> Task instructions
Retype nothing but the lines from the start of the material up to and including the line with "0.27, 0.14, 0.065, 0.028, 9.8e-3, 3.3e-3, 1e-3, 5e-4]". Pictures don't belong in the copy.

> Dataset content
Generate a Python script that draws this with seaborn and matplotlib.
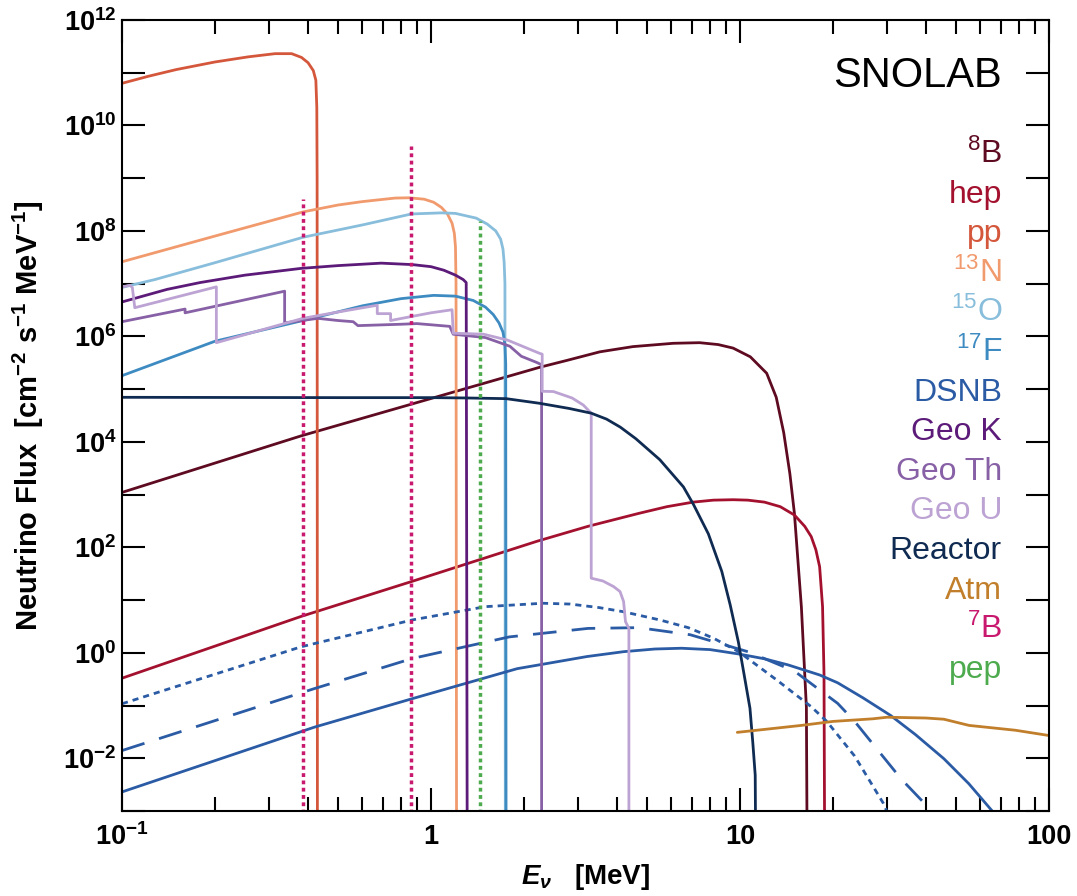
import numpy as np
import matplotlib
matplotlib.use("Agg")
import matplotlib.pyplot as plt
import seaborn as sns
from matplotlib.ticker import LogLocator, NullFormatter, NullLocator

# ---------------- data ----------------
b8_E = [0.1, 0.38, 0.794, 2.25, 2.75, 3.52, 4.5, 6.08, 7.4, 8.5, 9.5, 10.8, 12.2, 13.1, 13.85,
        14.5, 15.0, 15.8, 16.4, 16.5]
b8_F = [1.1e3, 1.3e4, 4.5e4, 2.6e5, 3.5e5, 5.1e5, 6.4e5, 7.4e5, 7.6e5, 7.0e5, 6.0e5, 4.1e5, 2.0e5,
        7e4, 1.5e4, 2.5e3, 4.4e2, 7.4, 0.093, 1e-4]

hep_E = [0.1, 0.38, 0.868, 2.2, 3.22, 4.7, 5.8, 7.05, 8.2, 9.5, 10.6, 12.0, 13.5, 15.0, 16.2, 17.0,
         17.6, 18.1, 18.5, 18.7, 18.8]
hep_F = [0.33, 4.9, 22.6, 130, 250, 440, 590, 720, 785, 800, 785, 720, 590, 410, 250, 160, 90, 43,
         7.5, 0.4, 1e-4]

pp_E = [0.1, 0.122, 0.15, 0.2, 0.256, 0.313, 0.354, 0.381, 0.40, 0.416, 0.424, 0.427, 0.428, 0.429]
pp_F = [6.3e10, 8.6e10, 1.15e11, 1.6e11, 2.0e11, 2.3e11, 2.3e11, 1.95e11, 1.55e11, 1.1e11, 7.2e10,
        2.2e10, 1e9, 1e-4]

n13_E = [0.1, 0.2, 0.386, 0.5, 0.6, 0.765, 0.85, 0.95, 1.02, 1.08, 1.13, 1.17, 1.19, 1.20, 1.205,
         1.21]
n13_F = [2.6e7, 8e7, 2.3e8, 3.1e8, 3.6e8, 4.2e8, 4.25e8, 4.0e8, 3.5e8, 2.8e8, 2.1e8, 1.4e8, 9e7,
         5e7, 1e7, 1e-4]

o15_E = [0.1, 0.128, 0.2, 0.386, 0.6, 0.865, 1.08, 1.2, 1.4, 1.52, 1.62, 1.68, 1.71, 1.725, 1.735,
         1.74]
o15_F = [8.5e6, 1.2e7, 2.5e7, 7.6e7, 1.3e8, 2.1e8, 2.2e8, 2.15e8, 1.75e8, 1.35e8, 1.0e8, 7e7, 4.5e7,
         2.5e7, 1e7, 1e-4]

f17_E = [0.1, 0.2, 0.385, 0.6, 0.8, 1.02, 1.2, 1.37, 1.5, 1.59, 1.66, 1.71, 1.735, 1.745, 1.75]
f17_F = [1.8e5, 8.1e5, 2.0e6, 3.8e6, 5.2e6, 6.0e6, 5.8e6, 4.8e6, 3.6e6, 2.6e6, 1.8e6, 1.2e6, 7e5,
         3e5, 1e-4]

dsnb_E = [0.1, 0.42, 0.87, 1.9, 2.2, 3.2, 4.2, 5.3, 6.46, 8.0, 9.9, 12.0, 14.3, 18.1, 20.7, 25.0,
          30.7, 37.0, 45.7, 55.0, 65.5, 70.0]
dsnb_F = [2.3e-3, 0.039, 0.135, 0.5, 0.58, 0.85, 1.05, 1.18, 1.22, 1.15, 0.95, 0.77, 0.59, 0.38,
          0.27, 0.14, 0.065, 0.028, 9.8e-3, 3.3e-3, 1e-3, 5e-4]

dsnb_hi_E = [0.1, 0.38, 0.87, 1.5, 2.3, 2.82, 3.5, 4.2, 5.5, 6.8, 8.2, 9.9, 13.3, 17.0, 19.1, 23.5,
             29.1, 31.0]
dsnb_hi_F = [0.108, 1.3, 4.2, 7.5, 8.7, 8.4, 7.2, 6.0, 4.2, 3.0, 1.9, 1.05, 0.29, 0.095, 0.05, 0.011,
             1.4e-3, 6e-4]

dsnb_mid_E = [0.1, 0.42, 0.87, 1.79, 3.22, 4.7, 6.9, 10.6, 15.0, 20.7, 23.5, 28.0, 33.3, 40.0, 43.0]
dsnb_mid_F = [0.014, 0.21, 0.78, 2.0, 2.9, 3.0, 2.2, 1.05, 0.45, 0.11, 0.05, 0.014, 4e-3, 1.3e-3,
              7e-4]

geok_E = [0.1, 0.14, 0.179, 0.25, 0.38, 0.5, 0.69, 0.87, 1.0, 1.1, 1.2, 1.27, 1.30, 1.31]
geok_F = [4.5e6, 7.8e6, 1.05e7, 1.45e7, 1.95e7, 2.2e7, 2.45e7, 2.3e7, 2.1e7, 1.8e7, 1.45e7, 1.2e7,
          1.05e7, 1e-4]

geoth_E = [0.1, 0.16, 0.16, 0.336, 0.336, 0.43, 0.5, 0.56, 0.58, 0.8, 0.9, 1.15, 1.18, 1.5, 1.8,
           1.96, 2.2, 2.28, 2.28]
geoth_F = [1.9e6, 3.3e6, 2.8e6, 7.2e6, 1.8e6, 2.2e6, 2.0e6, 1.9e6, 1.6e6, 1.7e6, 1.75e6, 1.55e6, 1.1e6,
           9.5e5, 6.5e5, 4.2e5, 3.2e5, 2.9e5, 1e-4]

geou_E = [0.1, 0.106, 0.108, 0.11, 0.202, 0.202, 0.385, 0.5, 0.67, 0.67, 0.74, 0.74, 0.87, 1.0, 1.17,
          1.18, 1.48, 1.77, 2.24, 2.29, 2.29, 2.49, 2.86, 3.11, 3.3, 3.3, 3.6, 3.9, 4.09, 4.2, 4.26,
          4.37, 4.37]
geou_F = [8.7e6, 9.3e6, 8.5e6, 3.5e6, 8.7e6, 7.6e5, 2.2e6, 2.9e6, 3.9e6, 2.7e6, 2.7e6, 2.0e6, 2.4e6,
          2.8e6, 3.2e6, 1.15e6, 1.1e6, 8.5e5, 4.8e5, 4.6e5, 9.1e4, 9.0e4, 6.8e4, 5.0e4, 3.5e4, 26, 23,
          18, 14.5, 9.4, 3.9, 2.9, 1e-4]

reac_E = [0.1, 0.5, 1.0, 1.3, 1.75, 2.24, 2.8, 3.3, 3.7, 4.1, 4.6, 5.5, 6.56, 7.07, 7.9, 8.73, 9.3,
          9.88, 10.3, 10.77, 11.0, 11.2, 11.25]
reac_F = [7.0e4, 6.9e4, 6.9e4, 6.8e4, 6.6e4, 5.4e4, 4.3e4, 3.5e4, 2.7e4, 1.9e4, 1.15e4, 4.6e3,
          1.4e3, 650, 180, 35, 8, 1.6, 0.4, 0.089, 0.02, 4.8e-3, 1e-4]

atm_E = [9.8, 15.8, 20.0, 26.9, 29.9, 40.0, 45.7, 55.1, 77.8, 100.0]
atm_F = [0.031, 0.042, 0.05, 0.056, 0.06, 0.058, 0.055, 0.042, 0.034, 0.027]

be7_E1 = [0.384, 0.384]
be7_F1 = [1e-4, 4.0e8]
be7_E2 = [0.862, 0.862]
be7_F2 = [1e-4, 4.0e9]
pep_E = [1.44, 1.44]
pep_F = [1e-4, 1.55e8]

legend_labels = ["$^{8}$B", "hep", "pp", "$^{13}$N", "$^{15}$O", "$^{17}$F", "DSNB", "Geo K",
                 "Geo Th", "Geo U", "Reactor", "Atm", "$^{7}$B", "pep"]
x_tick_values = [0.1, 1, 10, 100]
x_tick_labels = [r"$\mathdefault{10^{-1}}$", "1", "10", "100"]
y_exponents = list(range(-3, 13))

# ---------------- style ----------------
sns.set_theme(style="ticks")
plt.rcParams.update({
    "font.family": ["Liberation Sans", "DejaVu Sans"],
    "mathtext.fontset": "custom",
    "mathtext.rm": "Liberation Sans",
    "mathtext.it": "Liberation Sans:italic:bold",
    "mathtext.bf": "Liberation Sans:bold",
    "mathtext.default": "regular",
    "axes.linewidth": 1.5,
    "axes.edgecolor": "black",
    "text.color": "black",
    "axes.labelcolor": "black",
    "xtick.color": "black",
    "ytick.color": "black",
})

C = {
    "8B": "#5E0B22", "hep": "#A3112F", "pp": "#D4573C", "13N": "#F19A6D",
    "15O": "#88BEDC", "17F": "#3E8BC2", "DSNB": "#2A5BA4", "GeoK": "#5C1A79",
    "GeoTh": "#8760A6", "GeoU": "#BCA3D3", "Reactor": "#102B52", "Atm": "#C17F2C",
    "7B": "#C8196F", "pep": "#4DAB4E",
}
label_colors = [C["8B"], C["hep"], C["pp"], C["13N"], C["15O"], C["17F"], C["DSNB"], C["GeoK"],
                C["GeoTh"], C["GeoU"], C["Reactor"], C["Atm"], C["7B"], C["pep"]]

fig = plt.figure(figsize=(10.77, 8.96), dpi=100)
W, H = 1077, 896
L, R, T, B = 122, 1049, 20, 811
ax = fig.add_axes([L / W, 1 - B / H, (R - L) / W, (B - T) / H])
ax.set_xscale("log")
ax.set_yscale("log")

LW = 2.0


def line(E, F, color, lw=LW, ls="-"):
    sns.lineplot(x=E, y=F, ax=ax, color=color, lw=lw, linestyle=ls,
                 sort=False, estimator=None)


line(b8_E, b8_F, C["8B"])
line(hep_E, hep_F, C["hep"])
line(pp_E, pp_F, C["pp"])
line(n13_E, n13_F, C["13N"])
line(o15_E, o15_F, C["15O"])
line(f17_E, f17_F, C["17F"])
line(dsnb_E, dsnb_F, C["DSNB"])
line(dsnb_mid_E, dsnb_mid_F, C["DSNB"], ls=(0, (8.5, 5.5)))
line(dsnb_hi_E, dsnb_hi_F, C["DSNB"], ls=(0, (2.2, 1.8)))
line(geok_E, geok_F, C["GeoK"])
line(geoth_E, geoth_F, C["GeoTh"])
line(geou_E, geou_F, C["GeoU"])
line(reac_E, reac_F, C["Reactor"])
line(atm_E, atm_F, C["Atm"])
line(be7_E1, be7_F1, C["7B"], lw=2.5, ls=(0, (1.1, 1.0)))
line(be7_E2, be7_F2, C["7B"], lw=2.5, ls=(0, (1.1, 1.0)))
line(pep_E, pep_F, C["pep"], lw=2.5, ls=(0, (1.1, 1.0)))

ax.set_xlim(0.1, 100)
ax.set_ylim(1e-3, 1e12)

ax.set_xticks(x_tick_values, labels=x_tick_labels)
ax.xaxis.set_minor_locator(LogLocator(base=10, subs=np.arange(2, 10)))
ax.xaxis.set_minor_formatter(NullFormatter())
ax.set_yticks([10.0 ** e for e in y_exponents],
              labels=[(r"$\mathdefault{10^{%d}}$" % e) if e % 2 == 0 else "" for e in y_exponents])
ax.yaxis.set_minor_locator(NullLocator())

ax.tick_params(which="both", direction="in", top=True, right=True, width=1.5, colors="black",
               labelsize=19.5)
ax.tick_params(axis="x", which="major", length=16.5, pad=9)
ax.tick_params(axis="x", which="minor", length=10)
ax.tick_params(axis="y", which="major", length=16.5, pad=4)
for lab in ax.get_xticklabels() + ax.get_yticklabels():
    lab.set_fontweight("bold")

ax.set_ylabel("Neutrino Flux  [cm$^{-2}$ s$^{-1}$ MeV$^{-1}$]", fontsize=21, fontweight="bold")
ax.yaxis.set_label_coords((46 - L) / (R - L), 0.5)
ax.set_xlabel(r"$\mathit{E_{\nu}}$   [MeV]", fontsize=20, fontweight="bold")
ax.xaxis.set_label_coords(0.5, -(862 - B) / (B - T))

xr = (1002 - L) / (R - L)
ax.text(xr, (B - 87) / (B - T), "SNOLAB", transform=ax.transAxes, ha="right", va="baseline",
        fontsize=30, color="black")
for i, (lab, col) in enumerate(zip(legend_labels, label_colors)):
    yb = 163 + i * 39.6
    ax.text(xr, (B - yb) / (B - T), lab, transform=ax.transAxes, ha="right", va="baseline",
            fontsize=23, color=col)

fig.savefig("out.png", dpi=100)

> Exercise output
Generate a Python script that draws this with seaborn and matplotlib.
import numpy as np
import matplotlib
matplotlib.use("Agg")
import matplotlib.pyplot as plt
import seaborn as sns
from matplotlib.ticker import LogLocator, NullFormatter, NullLocator

# ---------------- data ----------------
b8_E = [0.1, 0.38, 0.794, 2.25, 2.75, 3.52, 4.5, 6.08, 7.4, 8.5, 9.5, 10.8, 12.2, 13.1, 13.85,
        14.5, 15.0, 15.8, 16.4, 16.5]
b8_F = [1.1e3, 1.3e4, 4.5e4, 2.6e5, 3.5e5, 5.1e5, 6.4e5, 7.4e5, 7.6e5, 7.0e5, 6.0e5, 4.1e5, 2.0e5,
        7e4, 1.5e4, 2.5e3, 4.4e2, 7.4, 0.093, 1e-4]

hep_E = [0.1, 0.38, 0.868, 2.2, 3.22, 4.7, 5.8, 7.05, 8.2, 9.5, 10.6, 12.0, 13.5, 15.0, 16.2, 17.0,
         17.6, 18.1, 18.5, 18.7, 18.8]
hep_F = [0.33, 4.9, 22.6, 130, 250, 440, 590, 720, 785, 800, 785, 720, 590, 410, 250, 160, 90, 43,
         7.5, 0.4, 1e-4]

pp_E = [0.1, 0.122, 0.15, 0.2, 0.256, 0.313, 0.354, 0.381, 0.40, 0.416, 0.424, 0.427, 0.428, 0.429]
pp_F = [6.3e10, 8.6e10, 1.15e11, 1.6e11, 2.0e11, 2.3e11, 2.3e11, 1.95e11, 1.55e11, 1.1e11, 7.2e10,
        2.2e10, 1e9, 1e-4]

n13_E = [0.1, 0.2, 0.386, 0.5, 0.6, 0.765, 0.85, 0.95, 1.02, 1.08, 1.13, 1.17, 1.19, 1.20, 1.205,
         1.21]
n13_F = [2.6e7, 8e7, 2.3e8, 3.1e8, 3.6e8, 4.2e8, 4.25e8, 4.0e8, 3.5e8, 2.8e8, 2.1e8, 1.4e8, 9e7,
         5e7, 1e7, 1e-4]

o15_E = [0.1, 0.128, 0.2, 0.386, 0.6, 0.865, 1.08, 1.2, 1.4, 1.52, 1.62, 1.68, 1.71, 1.725, 1.735,
         1.74]
o15_F = [8.5e6, 1.2e7, 2.5e7, 7.6e7, 1.3e8, 2.1e8, 2.2e8, 2.15e8, 1.75e8, 1.35e8, 1.0e8, 7e7, 4.5e7,
         2.5e7, 1e7, 1e-4]

f17_E = [0.1, 0.2, 0.385, 0.6, 0.8, 1.02, 1.2, 1.37, 1.5, 1.59, 1.66, 1.71, 1.735, 1.745, 1.75]
f17_F = [1.8e5, 8.1e5, 2.0e6, 3.8e6, 5.2e6, 6.0e6, 5.8e6, 4.8e6, 3.6e6, 2.6e6, 1.8e6, 1.2e6, 7e5,
         3e5, 1e-4]

dsnb_E = [0.1, 0.42, 0.87, 1.9, 2.2, 3.2, 4.2, 5.3, 6.46, 8.0, 9.9, 12.0, 14.3, 18.1, 20.7, 25.0,
          30.7, 37.0, 45.7, 55.0, 65.5, 70.0]
dsnb_F = [2.3e-3, 0.039, 0.135, 0.5, 0.58, 0.85, 1.05, 1.18, 1.22, 1.15, 0.95, 0.77, 0.59, 0.38,
          0.27, 0.14, 0.065, 0.028, 9.8e-3, 3.3e-3, 1e-3, 5e-4]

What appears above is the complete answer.